Job - Examine the material below. Gather every line in which the string "matplotlib" appears.

Start Data shown

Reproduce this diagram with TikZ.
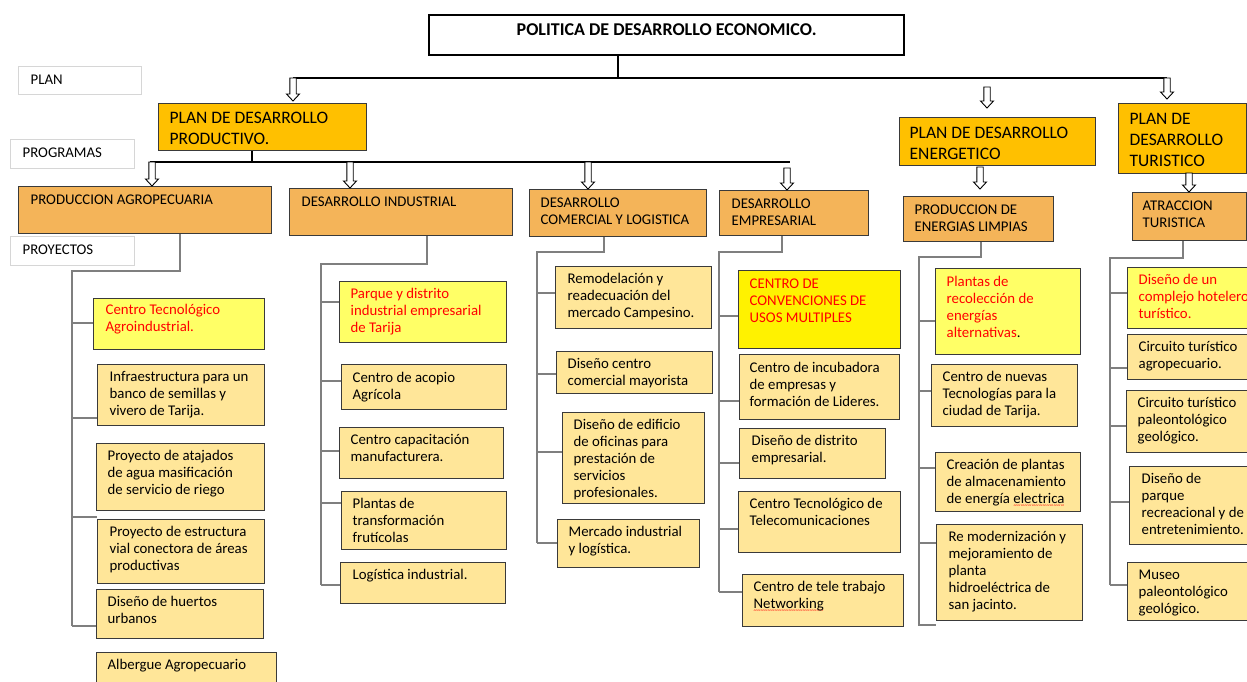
\documentclass[tikz,border=0pt]{standalone}
\usepackage{fontspec}
\setmainfont{Carlito}
\usetikzlibrary{calc}

\definecolor{planfill}{HTML}{FFC000}
\definecolor{progfill}{HTML}{F4B459}
\definecolor{proyfill}{HTML}{FFE699}
\definecolor{clavefill}{HTML}{FFFF66}
\definecolor{rojo}{HTML}{FF0000}
\definecolor{borde}{HTML}{3A3A3A}
\definecolor{ramagris}{HTML}{7F7F7F}

\newcommand{\fproy}{\fontsize{14.8}{17}\selectfont}
\newcommand{\fplan}{\fontsize{17.5}{21}\selectfont}
\newcommand{\ftit}{\fontsize{18}{22}\selectfont\bfseries}
% caja: [top]{left pad}{width}{height}{lines}
\newcommand{\caja}[5][5]{\parbox[c][#4pt][t]{#3pt}{\vspace*{#1pt}\hspace*{#2pt}\begin{tabular}[t]{@{}l@{}}#5\end{tabular}}}
\newsavebox{\subbox}
\newcommand{\subrojo}[1]{\sbox{\subbox}{#1}\rlap{\color{rojo}\raisebox{-3.5pt}{\hbox to \wd\subbox{\xleaders\hbox{\fontsize{7}{7}\selectfont\char"7E}\hfil}}}\usebox{\subbox}}

\begin{document}
\begin{tikzpicture}[x=1pt, y=-1pt,
    plan/.style={draw=borde, line width=1.3pt, fill=planfill, anchor=north west, inner sep=0pt, font=\fplan},
    prog/.style={plan, fill=progfill, font=\fproy},
    proy/.style={plan, fill=proyfill, font=\fproy},
    clave/.style={proy, fill=clavefill, text=rojo},
    etiq/.style={draw=black!16, line width=1.3pt, fill=white, anchor=north west, inner sep=0pt, font=\fproy},
    titulo/.style={draw=black, line width=2.3pt, fill=white, anchor=north west, inner sep=0pt, font=\ftit},
    bus/.style={line width=2pt},
    rama/.style={draw=ramagris, line width=2.4pt},
    flecha/.style={draw=black, line width=0.9pt, fill=white, to path={
        ($(\tikztostart)+(-3.2,0)$) -- ($(\tikztotarget)+(-3.2,-7)$) -- ($(\tikztotarget)+(-6.5,-7)$)
        -- (\tikztotarget) -- ($(\tikztotarget)+(6.5,-7)$) -- ($(\tikztotarget)+(3.2,-7)$)
        -- ($(\tikztostart)+(3.2,0)$) -- cycle}}]
\useasboundingbox (0,0) rectangle (1247,682);

% Politica
\node[titulo] (pol) at (428,14) {\parbox[c][40pt][t]{475pt}{\centering\vspace*{4.6pt}\strut POLITICA DE DESARROLLO ECONOMICO.}};

% Niveles
\node[etiq] (lplan) at (18,66) {\caja[5.5]{12}{123}{28}{PLAN}};
\node[etiq] (lprog) at (10,139) {\caja[5.5]{12}{124}{29}{PROGRAMAS}};
\node[etiq] (lproy) at (10,236) {\caja[5.5]{12}{124}{29}{PROYECTOS}};

% Planes
\node[plan] (pdp) at (158,103) {\caja{11}{208}{47}{PLAN DE DESARROLLO\\PRODUCTIVO.}};
\node[plan] (pde) at (899,117) {\caja[6]{10}{196}{48}{PLAN DE DESARROLLO\\ENERGETICO}};
\node[plan] (pdt) at (1118,103) {\caja[6]{11}{128}{70}{PLAN DE\\DESARROLLO\\TURISTICO}};

% Programas
\node[prog] (pa) at (18,186) {\caja[5.5]{12}{253}{47}{PRODUCCION AGROPECUARIA}};
\node[prog] (di) at (289,188) {\caja[5.5]{12}{223}{47}{DESARROLLO INDUSTRIAL}};
\node[prog] (dc) at (529,189) {\caja[6]{11}{177}{47}{DESARROLLO\\COMERCIAL Y LOGISTICA}};
\node[prog] (de) at (719,190) {\caja[6]{12}{149}{45}{DESARROLLO\\EMPRESARIAL}};
\node[prog] (pel) at (903,196) {\caja[5.5]{11}{150}{45}{PRODUCCION DE\\ENERGIAS LIMPIAS}};
\node[prog] (at) at (1132,192) {\caja[5.5]{10}{114}{48}{ATRACCION\\TURISTICA}};

% Proyectos: produccion agropecuaria
\node[clave] (a1) at (93,298) {\caja[3.5]{12}{171}{51}{Centro Tecnológico\\Agroindustrial.}};
\node[proy] (a2) at (97,364) {\caja{12}{167}{61}{Infraestructura para un\\banco de semillas y\\vivero de Tarija.}};
\node[proy] (a3) at (96,443) {\caja{11}{168}{67}{Proyecto de atajados\\de agua masificación\\de servicio de riego}};
\node[proy] (a4) at (97,519) {\caja{12}{167}{64}{Proyecto de estructura\\vial conectora de áreas\\productivas}};
\node[proy] (a5) at (96,589) {\caja{11}{167}{49}{Diseño de huertos\\urbanos}};
\node[proy] (a6) at (96,652) {\caja{11}{180}{45}{Albergue Agropecuario}};

% Proyectos: desarrollo industrial
\node[clave] (b1) at (339,281) {\caja{11}{167}{61}{Parque y distrito\\industrial empresarial\\de Tarija}};
\node[proy] (b2) at (341,364) {\caja[6]{11}{165}{45}{Centro de acopio\\Agrícola}};
\node[proy] (b3) at (339,427) {\caja{11}{164}{51}{Centro capacitación\\manufacturera.}};
\node[proy] (b4) at (341,491) {\caja{11}{165}{58}{Plantas de\\transformación\\frutícolas}};
\node[proy] (b5) at (340,562) {\caja{12}{165}{41}{Logística industrial.}};

% Proyectos: desarrollo comercial
\node[proy] (c1) at (555,266) {\caja{12}{156}{62}{Remodelación y\\readecuación del\\mercado Campesino.}};
\node[proy] (c2) at (556,351) {\caja{11}{156}{42}{Diseño centro\\comercial mayorista}};
\node[proy] (c3) at (562,412) {\caja{11}{142}{91}{Diseño de edificio\\de oficinas para\\prestación de\\servicios\\profesionales.}};
\node[proy] (c4) at (557,519) {\caja{11}{142}{48}{Mercado industrial\\y logística.}};

% Proyectos: desarrollo empresarial
\node[clave, fill=yellow] (d1) at (738,270) {\caja[6]{11}{162}{78}{CENTRO DE\\CONVENCIONES DE\\USOS MULTIPLES}};
\node[proy] (d2) at (739,354) {\caja[6]{10}{160}{65}{Centro de incubadora\\de empresas y\\formación de Lideres.}};
\node[proy] (d3) at (739,428) {\caja{12}{146}{50}{Diseño de distrito\\empresarial.}};
\node[proy] (d4) at (738,491) {\caja{11}{162}{61}{Centro Tecnológico de\\Telecomunicaciones}};
\node[proy] (d5) at (742,574) {\caja{11}{161}{52}{Centro de tele trabajo\\\subrojo{Networking}}};

% Proyectos: energias limpias
\node[clave] (e1) at (935,268) {\caja[5.5]{11}{145}{86}{Plantas de\\recolección de\\energías\\alternativas{\color{black}.}}};
\node[proy] (e2) at (931,364) {\caja{11}{146}{62}{Centro de nuevas\\Tecnologías para la\\ciudad de Tarija.}};
\node[proy] (e3) at (935,452) {\caja{11}{145}{59}{Creación de plantas\\de almacenamiento\\de energía \subrojo{electrica}}};
\node[proy] (e4) at (936,524) {\caja{12}{146}{96}{Re modernización y\\mejoramiento de\\planta\\hidroeléctrica de\\san jacinto.}};

% Proyectos: atraccion turistica
\node[clave] (f1) at (1127,267) {\caja{11}{130}{61}{Diseño de un\\complejo hotelero\\turístico.}};
\node[proy] (f2) at (1127,334) {\caja{11}{130}{45}{Circuito turístico\\agropecuario.}};
\node[proy] (f3) at (1126,390) {\caja{11}{130}{62}{Circuito turístico\\paleontológico\\geológico.}};
\node[proy] (f4) at (1129,466) {\caja{12}{130}{78}{Diseño de\\parque\\recreacional y de\\entretenimiento.}};
\node[proy] (f5) at (1127,562) {\caja{11}{130}{58}{Museo\\paleontológico\\geológico.}};

% barra de planes
\coordinate (pd) at (618,78);
\coordinate (bw) at (293,78);
\coordinate (be) at (1167,78);
\draw[bus] (pol.south -| pd) -- (pd);
\draw[bus] (bw) -- (be);
\draw[flecha] (bw) to ($(pdp.north -| bw)+(0,-2)$);
\coordinate (fe) at (987,87);
\draw[flecha] (fe) to ($(pde.north -| fe)+(0,-9)$);
\draw[flecha] (be) to ($(pdt.north -| be)+(0,-4)$);

% barra de programas
\coordinate (pp) at (252,162);
\coordinate (pw) at (150,162);
\coordinate (pe) at (790,162);
\draw[bus] (pdp.south -| pp) -- (pp);
\draw[bus] (pw) -- (pe);
\foreach \n/\x in {pa/152, di/350, dc/588}
    \draw[flecha] (pw -| \x,0) to (\n.north -| \x,0);
\coordinate (fd) at (787,168);
\draw[flecha] (fd) to (de.north -| fd);
\coordinate (fl) at (980,167);
\draw[flecha] (fl) to ($(pel.north -| fl)+(0,-7)$);
\coordinate (ft) at (1189,173);
\draw[flecha] (ft) to (at.north -| ft);

% ramas de proyectos
\coordinate (t1) at (72,271);
\draw[rama] (pa.south -| 180,0) |- (t1) -- (t1 |- 0,626);
\foreach \n/\y in {a1/323, a2/418, a4/517, a5/626}
    \draw[rama] (t1 |- 0,\y) -- (\n.west |- 0,\y);

\coordinate (t2) at (321,264);
\draw[rama] (di.south -| 427,0) |- (t2) -- (t2 |- 0,585);
\foreach \n/\y in {b1/302, b2/381, b3/451, b4/503, b5/585}
    \draw[rama] (t2 |- 0,\y) -- (\n.west |- 0,\y);

\coordinate (t3) at (537,252);
\draw[rama] (dc.south -| 604,0) |- (t3) -- (t3 |- 0,543);
\foreach \n/\y in {c1/293, c2/374, c3/452, c4/543}
    \draw[rama] (t3 |- 0,\y) -- (\n.west |- 0,\y);

\coordinate (t4) at (719,252);
\draw[rama] (de.south -| 782,0) |- (t4) -- (t4 |- 0,592);
\foreach \n/\y in {d1/316, d2/401, d3/463, d4/529, d5/592}
    \draw[rama] (t4 |- 0,\y) -- (\n.west |- 0,\y);

\coordinate (t5) at (919,257);
\draw[rama] (pel.south -| 981,0) |- (t5) -- (t5 |- 0,626);
\foreach \n/\y in {e1/321, e2/391, e3/468, e4/543, e4/625}
    \draw[rama] (t5 |- 0,\y) -- (\n.west |- 0,\y);

\coordinate (t6) at (1110,258);
\draw[rama] (at.south -| 1183,0) |- (t6) -- (t6 |- 0,585);
\foreach \n/\y in {f1/293, f2/368, f3/426, f4/502, f5/585}
    \draw[rama] (t6 |- 0,\y) -- (\n.west |- 0,\y);
\end{tikzpicture}
\end{document}
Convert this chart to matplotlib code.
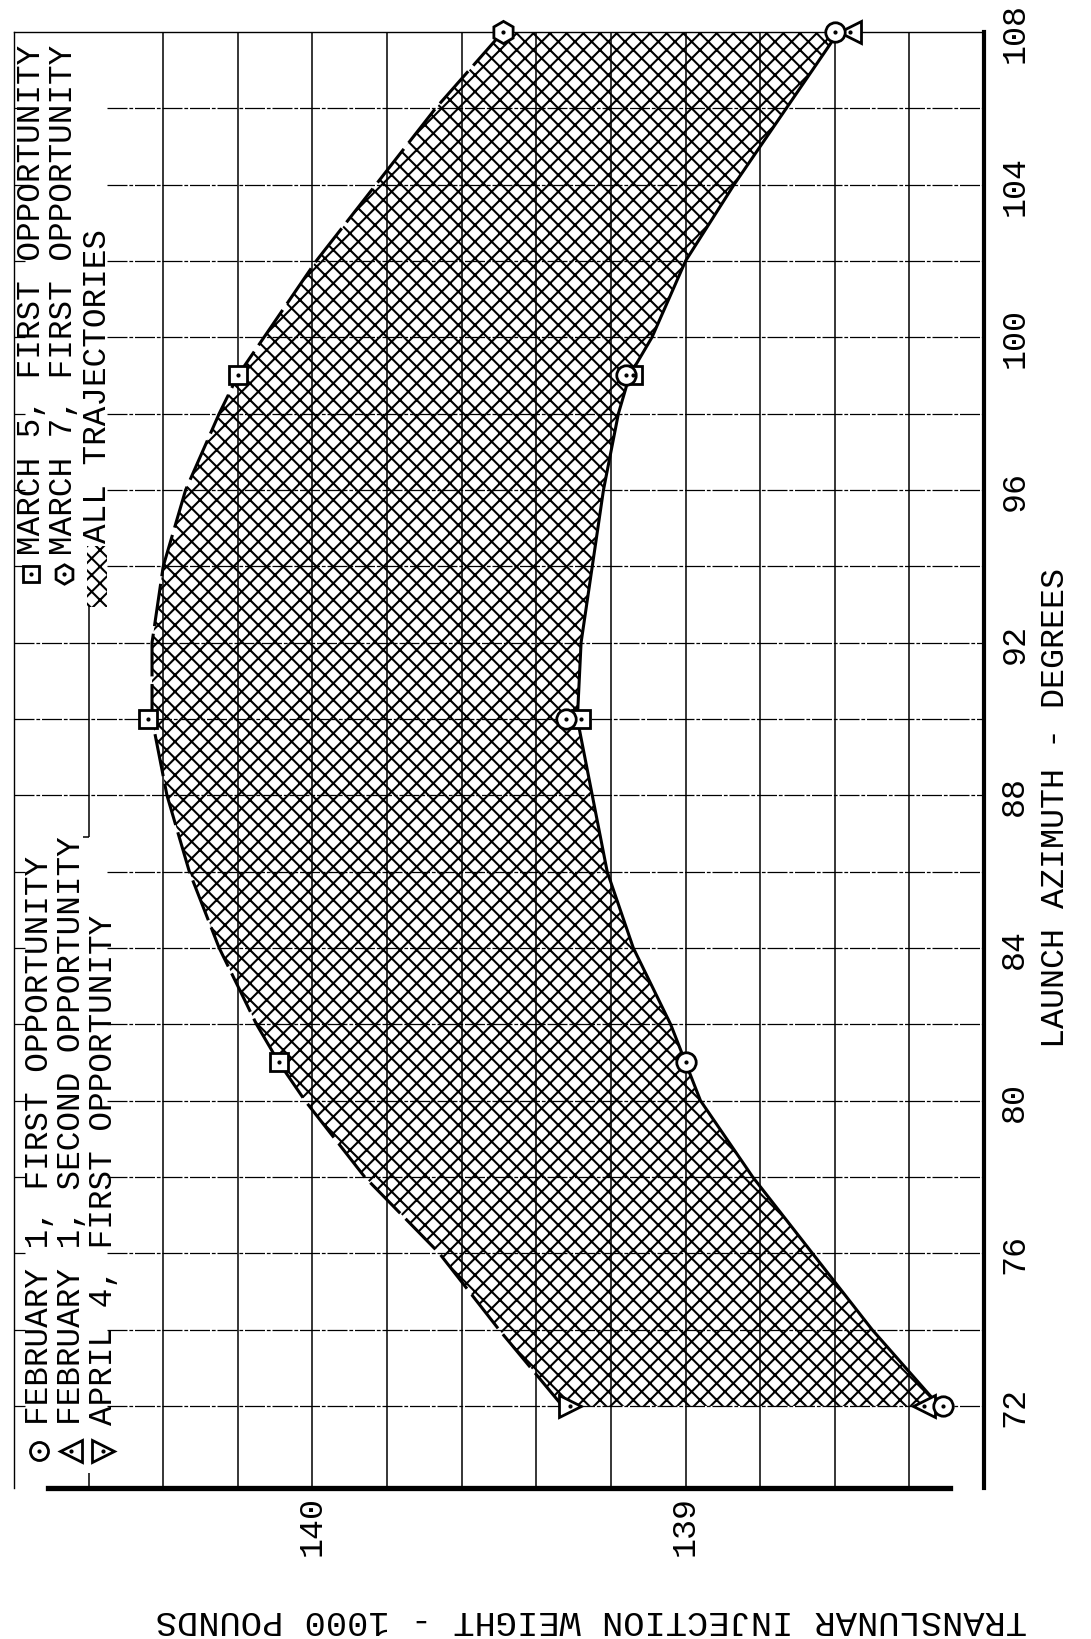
import matplotlib
matplotlib.use("Agg")
import matplotlib.pyplot as plt
from matplotlib.patches import Rectangle
import numpy as np

plt.rcParams['font.family'] = ['Liberation Mono', 'DejaVu Sans Mono']
plt.rcParams['hatch.linewidth'] = 1.5

# boundary curves of the "all trajectories" band (azimuth deg, weight 1000 lb)
band_az = [72, 74, 76, 78, 80, 81, 82, 84, 86, 88, 90, 92, 94, 96, 98, 99, 100, 102, 104, 106, 108]
band_upper = [139.33, 139.50, 139.66, 139.86, 140.02, 140.09, 140.15, 140.25, 140.33, 140.39, 140.43,
              140.43, 140.40, 140.34, 140.25, 140.20, 140.13, 139.99, 139.83, 139.67, 139.49]
band_lower = [138.32, 138.50, 138.66, 138.82, 138.96, 139.00, 139.04, 139.14, 139.21, 139.25, 139.29,
              139.28, 139.25, 139.22, 139.18, 139.15, 139.09, 139.00, 138.87, 138.73, 138.59]

# data points per launch date
feb1_first_az = [72, 81, 90, 99, 108]
feb1_first_w = [138.31, 139.00, 139.32, 139.16, 138.60]
feb1_second_az = [72, 108]
feb1_second_w = [138.36, 138.56]
apr4_first_az = [72]
apr4_first_w = [139.31]
mar5_first_az = [81, 90, 99, 90, 99]
mar5_first_w = [140.09, 140.44, 140.20, 139.28, 139.14]
mar7_first_az = [108]
mar7_first_w = [139.49]

az_ticks = [72, 76, 80, 84, 88, 92, 96, 100, 104, 108]
w_ticks = [140, 139]

W, H = 1091, 1640
fig = plt.figure(figsize=(W / 100, H / 100), dpi=100)

def px(x, y):
    return x / W, 1 - y / H

x0, x1, ytop, ybot = 14, 984, 33, 1489
ax = fig.add_axes([x0 / W, 1 - ybot / H, (x1 - x0) / W, (ybot - ytop) / H])
ax.set_xlim(140.8, 138.2)
ax.set_ylim(69.85, 108)

# grid
gls = (0, (16, 1.5, 3, 1.5))
for a in range(72, 108, 2):
    if a in (88, 90, 92):
        ax.hlines(a, 140.8, 138.2, colors='black', lw=0.9, linestyles=gls, zorder=1)
    else:
        ax.hlines(a, 140.8, 140.77, colors='black', lw=0.9, zorder=1)
        ax.hlines(a, 140.55, 138.2, colors='black', lw=0.9, linestyles=gls, zorder=1)
for w in np.arange(138.4, 140.41, 0.2):
    ax.vlines(w, 69.85, 108, colors='black', lw=1.1, zorder=1)
ax.vlines(140.6, 69.85, 70.25, colors='black', lw=1.1, zorder=1)
ax.vlines(140.6, 86.9, 92.95, colors='black', lw=1.1, zorder=1)
ax.hlines(86.9, 140.6, 140.615, colors='black', lw=1.1, zorder=1)

# hatched band
ax.fill_betweenx(band_az, band_upper, band_lower, facecolor='none', edgecolor='black',
                 hatch='xx', linewidth=0, zorder=2)
ax.plot(band_upper, band_az, color='black', lw=2.2, ls=(0, (14, 2.5)), zorder=3)
ax.plot(band_lower, band_az, color='black', lw=2.2, zorder=3)

def pts(w, a, m, ms):
    ax.plot(w, a, ls='none', marker=m, ms=ms, mfc='white', mec='black', mew=2.0, zorder=4, clip_on=False)
    ax.plot(w, a, ls='none', marker='.', ms=4, color='black', zorder=5, clip_on=False)

pts(mar5_first_w, mar5_first_az, 's', 13)
pts(feb1_second_w, feb1_second_az, '<', 16)
pts(apr4_first_w, apr4_first_az, '>', 16)
pts(feb1_first_w, feb1_first_az, 'o', 14)
pts(mar7_first_w, mar7_first_az, 'h', 16)

# axes frame
for s in ('left', 'top'):
    ax.spines[s].set_linewidth(1.0)
ax.spines['right'].set_linewidth(3.0)
ax.spines['bottom'].set_linewidth(3.8)
ax.spines['bottom'].set_bounds(140.71, 138.29)

ax.yaxis.tick_right()
ax.set_yticks(az_ticks)
ax.set_yticklabels([str(t) for t in az_ticks], rotation=90, va='center', fontsize=24)
ax.set_xticks(w_ticks)
ax.set_xticklabels([str(t) for t in w_ticks], rotation=90, fontsize=24)
ax.tick_params(axis='y', length=0, pad=11)
ax.tick_params(axis='x', length=0, pad=5)

fig.text(*px(1056, 808), 'LAUNCH AZIMUTH - DEGREES', rotation=90, ha='center', va='center', fontsize=24)
fig.text(*px(591, 1621), 'TRANSLUNAR INJECTION WEIGHT - 1000 POUNDS', rotation=180,
         ha='center', va='center', fontsize=25.5)

# legends
def legend_entry(x, ysym, ytxt, marker, text, ms):
    fx, fy = px(x, ysym)
    fig.add_artist(plt.Line2D([fx], [fy], marker=marker, ms=ms, mfc='white', mec='black', mew=2.0))
    fig.add_artist(plt.Line2D([fx], [fy], marker='.', ms=4, color='black'))
    fig.text(*px(x, ytxt), text, rotation=90, rotation_mode='anchor', ha='left', va='center', fontsize=23.5)

legend_entry(39, 1452, 1425, 'o', 'FEBRUARY 1, FIRST OPPORTUNITY', 13)
legend_entry(71, 1452, 1425, '<', 'FEBRUARY 1, SECOND OPPORTUNITY', 16)
legend_entry(103, 1452, 1425, '>', 'APRIL 4, FIRST OPPORTUNITY', 16)
legend_entry(31, 575, 555, 's', 'MARCH 5, FIRST OPPORTUNITY', 12)
legend_entry(64, 575, 555, 'h', 'MARCH 7, FIRST OPPORTUNITY', 14)

rx, ry = px(87, 608)
fig.add_artist(Rectangle((rx, ry), 20 / W, 61 / H, transform=fig.transFigure,
                         facecolor='none', edgecolor='black', hatch='xx', linewidth=0))
fig.text(*px(97, 543), 'ALL TRAJECTORIES', rotation=90, rotation_mode='anchor', ha='left', va='center',
         fontsize=23.5)

fig.savefig('out.png', dpi=100)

End Data shown

Solution for this problem -
Convert this chart to matplotlib code.
import matplotlib
matplotlib.use("Agg")
import matplotlib.pyplot as plt
from matplotlib.patches import Rectangle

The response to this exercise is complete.